* DIRECTIVE *
Every record below should be written out exactly; pictures stay out.

Plotting code records:
- - - - - - -
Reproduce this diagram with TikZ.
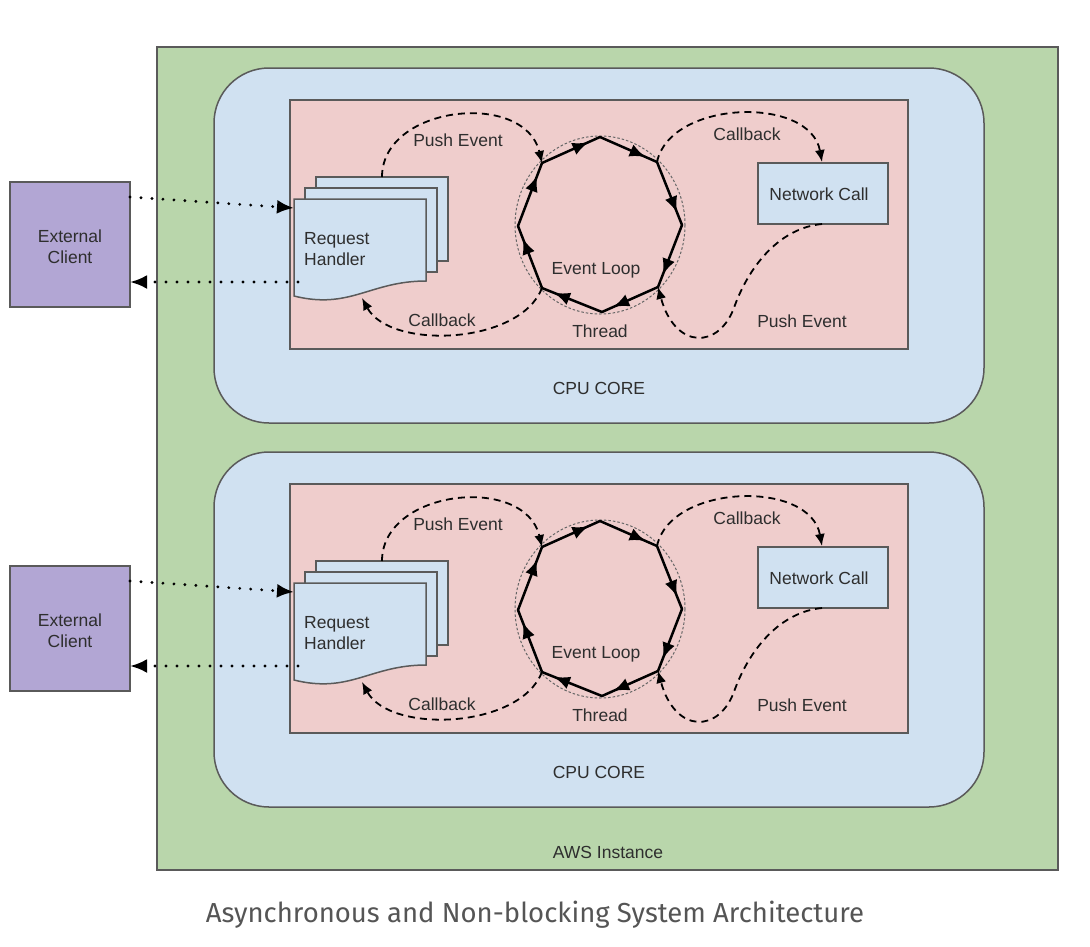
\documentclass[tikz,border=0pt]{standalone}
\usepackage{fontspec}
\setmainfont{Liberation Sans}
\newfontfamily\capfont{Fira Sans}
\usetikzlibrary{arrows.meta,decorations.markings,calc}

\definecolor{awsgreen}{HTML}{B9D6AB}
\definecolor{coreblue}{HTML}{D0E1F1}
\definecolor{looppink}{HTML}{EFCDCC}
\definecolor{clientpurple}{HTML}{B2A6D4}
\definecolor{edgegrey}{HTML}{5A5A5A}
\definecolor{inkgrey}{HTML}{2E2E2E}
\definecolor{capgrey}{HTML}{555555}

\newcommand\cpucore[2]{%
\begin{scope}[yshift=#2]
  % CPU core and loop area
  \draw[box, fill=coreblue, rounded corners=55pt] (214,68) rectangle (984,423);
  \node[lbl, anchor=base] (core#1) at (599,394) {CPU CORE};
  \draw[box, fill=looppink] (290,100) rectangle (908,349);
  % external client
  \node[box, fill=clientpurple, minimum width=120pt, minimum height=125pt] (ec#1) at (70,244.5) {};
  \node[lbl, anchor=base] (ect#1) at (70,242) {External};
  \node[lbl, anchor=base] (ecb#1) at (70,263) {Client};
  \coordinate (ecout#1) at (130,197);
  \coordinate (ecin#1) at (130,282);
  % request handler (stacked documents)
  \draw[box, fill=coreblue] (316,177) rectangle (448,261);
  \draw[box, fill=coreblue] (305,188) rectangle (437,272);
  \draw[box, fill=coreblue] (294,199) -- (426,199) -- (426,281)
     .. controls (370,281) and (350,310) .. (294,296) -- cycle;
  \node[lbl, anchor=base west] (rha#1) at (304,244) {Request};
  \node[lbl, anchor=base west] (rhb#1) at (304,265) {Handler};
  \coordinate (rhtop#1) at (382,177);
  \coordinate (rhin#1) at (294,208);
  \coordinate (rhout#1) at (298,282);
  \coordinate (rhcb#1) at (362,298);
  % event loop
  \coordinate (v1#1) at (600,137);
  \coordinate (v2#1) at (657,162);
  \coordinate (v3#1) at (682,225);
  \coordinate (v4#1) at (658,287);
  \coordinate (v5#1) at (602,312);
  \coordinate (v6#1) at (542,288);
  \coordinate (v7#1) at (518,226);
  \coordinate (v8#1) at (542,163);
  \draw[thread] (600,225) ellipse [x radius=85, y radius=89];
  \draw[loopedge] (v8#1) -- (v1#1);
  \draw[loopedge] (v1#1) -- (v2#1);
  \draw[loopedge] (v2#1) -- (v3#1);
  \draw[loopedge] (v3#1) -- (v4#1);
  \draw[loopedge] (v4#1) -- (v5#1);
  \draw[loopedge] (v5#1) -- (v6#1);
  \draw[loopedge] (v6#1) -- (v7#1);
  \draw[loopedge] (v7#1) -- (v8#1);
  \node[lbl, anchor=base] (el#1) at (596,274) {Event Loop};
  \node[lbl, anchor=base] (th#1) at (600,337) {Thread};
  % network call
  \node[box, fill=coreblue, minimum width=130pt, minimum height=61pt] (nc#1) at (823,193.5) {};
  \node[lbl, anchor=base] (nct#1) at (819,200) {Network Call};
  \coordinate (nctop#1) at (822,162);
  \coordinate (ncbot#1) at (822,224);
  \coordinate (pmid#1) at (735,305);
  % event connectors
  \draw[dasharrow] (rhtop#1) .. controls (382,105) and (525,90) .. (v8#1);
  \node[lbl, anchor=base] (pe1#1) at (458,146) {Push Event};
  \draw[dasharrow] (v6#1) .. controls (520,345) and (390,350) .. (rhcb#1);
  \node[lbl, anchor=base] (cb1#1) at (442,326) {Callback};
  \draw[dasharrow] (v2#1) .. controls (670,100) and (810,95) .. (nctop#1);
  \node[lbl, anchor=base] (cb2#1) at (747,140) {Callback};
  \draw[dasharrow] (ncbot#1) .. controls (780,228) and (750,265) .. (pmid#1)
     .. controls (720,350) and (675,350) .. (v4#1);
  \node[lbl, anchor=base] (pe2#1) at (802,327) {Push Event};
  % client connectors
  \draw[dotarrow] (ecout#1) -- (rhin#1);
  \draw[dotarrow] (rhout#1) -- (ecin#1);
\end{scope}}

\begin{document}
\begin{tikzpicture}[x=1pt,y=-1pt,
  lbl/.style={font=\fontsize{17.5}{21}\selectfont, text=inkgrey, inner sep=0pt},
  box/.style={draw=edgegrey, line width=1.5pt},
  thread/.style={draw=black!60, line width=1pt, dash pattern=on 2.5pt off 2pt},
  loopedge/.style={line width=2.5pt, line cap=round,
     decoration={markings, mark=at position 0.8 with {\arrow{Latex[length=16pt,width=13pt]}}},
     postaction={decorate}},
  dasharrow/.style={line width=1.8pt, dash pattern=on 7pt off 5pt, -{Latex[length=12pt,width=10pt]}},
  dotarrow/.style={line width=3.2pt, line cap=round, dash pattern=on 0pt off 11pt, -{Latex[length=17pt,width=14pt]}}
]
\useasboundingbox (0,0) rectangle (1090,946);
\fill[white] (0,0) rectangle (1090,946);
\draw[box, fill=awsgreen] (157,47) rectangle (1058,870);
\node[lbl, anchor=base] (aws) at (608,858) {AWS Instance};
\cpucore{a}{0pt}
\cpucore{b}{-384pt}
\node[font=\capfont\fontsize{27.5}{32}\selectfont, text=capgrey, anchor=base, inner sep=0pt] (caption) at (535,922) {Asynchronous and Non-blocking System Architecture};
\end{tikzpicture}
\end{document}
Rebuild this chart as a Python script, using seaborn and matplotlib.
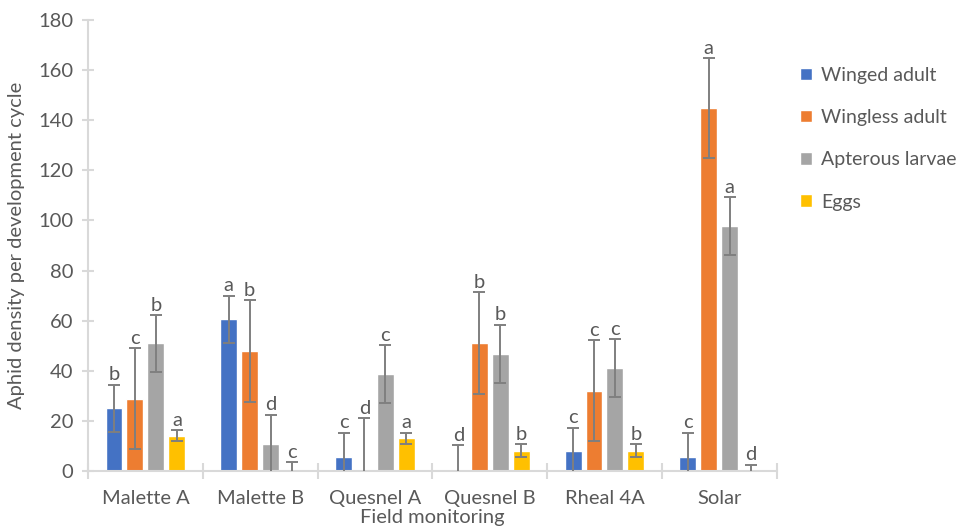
- - - - - - -
* SOLUTION TO THIS EXERCISE *
Reproduce this diagram with TikZ.
\documentclass[tikz,border=0pt]{standalone}
\usepackage{fontspec}
\setmainfont{Liberation Sans}
\newfontfamily\capfont{Fira Sans}
\usetikzlibrary{arrows.meta,decorations.markings,calc}

\definecolor{awsgreen}{HTML}{B9D6AB}
\definecolor{coreblue}{HTML}{D0E1F1}
\definecolor{looppink}{HTML}{EFCDCC}
\definecolor{clientpurple}{HTML}{B2A6D4}
\definecolor{edgegrey}{HTML}{5A5A5A}
\definecolor{inkgrey}{HTML}{2E2E2E}
\definecolor{capgrey}{HTML}{555555}

\newcommand\cpucore[2]{%
\begin{scope}[yshift=#2]
  % CPU core and loop area
  \draw[box, fill=coreblue, rounded corners=55pt] (214,68) rectangle (984,423);
  \node[lbl, anchor=base] (core#1) at (599,394) {CPU CORE};
  \draw[box, fill=looppink] (290,100) rectangle (908,349);
  % external client
  \node[box, fill=clientpurple, minimum width=120pt, minimum height=125pt] (ec#1) at (70,244.5) {};
  \node[lbl, anchor=base] (ect#1) at (70,242) {External};
  \node[lbl, anchor=base] (ecb#1) at (70,263) {Client};
  \coordinate (ecout#1) at (130,197);
  \coordinate (ecin#1) at (130,282);
  % request handler (stacked documents)
  \draw[box, fill=coreblue] (316,177) rectangle (448,261);
  \draw[box, fill=coreblue] (305,188) rectangle (437,272);
  \draw[box, fill=coreblue] (294,199) -- (426,199) -- (426,281)
     .. controls (370,281) and (350,310) .. (294,296) -- cycle;
  \node[lbl, anchor=base west] (rha#1) at (304,244) {Request};
  \node[lbl, anchor=base west] (rhb#1) at (304,265) {Handler};
  \coordinate (rhtop#1) at (382,177);
  \coordinate (rhin#1) at (294,208);
  \coordinate (rhout#1) at (298,282);
  \coordinate (rhcb#1) at (362,298);
  % event loop
  \coordinate (v1#1) at (600,137);
  \coordinate (v2#1) at (657,162);
  \coordinate (v3#1) at (682,225);
  \coordinate (v4#1) at (658,287);
  \coordinate (v5#1) at (602,312);
  \coordinate (v6#1) at (542,288);
  \coordinate (v7#1) at (518,226);
  \coordinate (v8#1) at (542,163);
  \draw[thread] (600,225) ellipse [x radius=85, y radius=89];
  \draw[loopedge] (v8#1) -- (v1#1);
  \draw[loopedge] (v1#1) -- (v2#1);
  \draw[loopedge] (v2#1) -- (v3#1);
  \draw[loopedge] (v3#1) -- (v4#1);
  \draw[loopedge] (v4#1) -- (v5#1);
  \draw[loopedge] (v5#1) -- (v6#1);
  \draw[loopedge] (v6#1) -- (v7#1);
  \draw[loopedge] (v7#1) -- (v8#1);
  \node[lbl, anchor=base] (el#1) at (596,274) {Event Loop};
  \node[lbl, anchor=base] (th#1) at (600,337) {Thread};
  % network call
  \node[box, fill=coreblue, minimum width=130pt, minimum height=61pt] (nc#1) at (823,193.5) {};
  \node[lbl, anchor=base] (nct#1) at (819,200) {Network Call};
  \coordinate (nctop#1) at (822,162);
  \coordinate (ncbot#1) at (822,224);
  \coordinate (pmid#1) at (735,305);
  % event connectors
  \draw[dasharrow] (rhtop#1) .. controls (382,105) and (525,90) .. (v8#1);
  \node[lbl, anchor=base] (pe1#1) at (458,146) {Push Event};
  \draw[dasharrow] (v6#1) .. controls (520,345) and (390,350) .. (rhcb#1);
  \node[lbl, anchor=base] (cb1#1) at (442,326) {Callback};
  \draw[dasharrow] (v2#1) .. controls (670,100) and (810,95) .. (nctop#1);
  \node[lbl, anchor=base] (cb2#1) at (747,140) {Callback};
  \draw[dasharrow] (ncbot#1) .. controls (780,228) and (750,265) .. (pmid#1)
     .. controls (720,350) and (675,350) .. (v4#1);
  \node[lbl, anchor=base] (pe2#1) at (802,327) {Push Event};
  % client connectors
  \draw[dotarrow] (ecout#1) -- (rhin#1);
  \draw[dotarrow] (rhout#1) -- (ecin#1);
\end{scope}}

\begin{document}
\begin{tikzpicture}[x=1pt,y=-1pt,
  lbl/.style={font=\fontsize{17.5}{21}\selectfont, text=inkgrey, inner sep=0pt},
  box/.style={draw=edgegrey, line width=1.5pt},
  thread/.style={draw=black!60, line width=1pt, dash pattern=on 2.5pt off 2pt},
  loopedge/.style={line width=2.5pt, line cap=round,
     decoration={markings, mark=at position 0.8 with {\arrow{Latex[length=16pt,width=13pt]}}},
     postaction={decorate}},
  dasharrow/.style={line width=1.8pt, dash pattern=on 7pt off 5pt, -{Latex[length=12pt,width=10pt]}},
  dotarrow/.style={line width=3.2pt, line cap=round, dash pattern=on 0pt off 11pt, -{Latex[length=17pt,width=14pt]}}
]
\useasboundingbox (0,0) rectangle (1090,946);
\fill[white] (0,0) rectangle (1090,946);
\draw[box, fill=awsgreen] (157,47) rectangle (1058,870);
\node[lbl, anchor=base] (aws) at (608,858) {AWS Instance};
\cpucore{a}{0pt}
\cpucore{b}{-384pt}
\node[font=\capfont\fontsize{27.5}{32}\selectfont, text=capgrey, anchor=base, inner sep=0pt] (caption) at (535,922) {Asynchronous and Non-blocking System Architecture};
\end{tikzpicture}
\end{document}
Rebuild this chart as a Python script, using seaborn and matplotlib.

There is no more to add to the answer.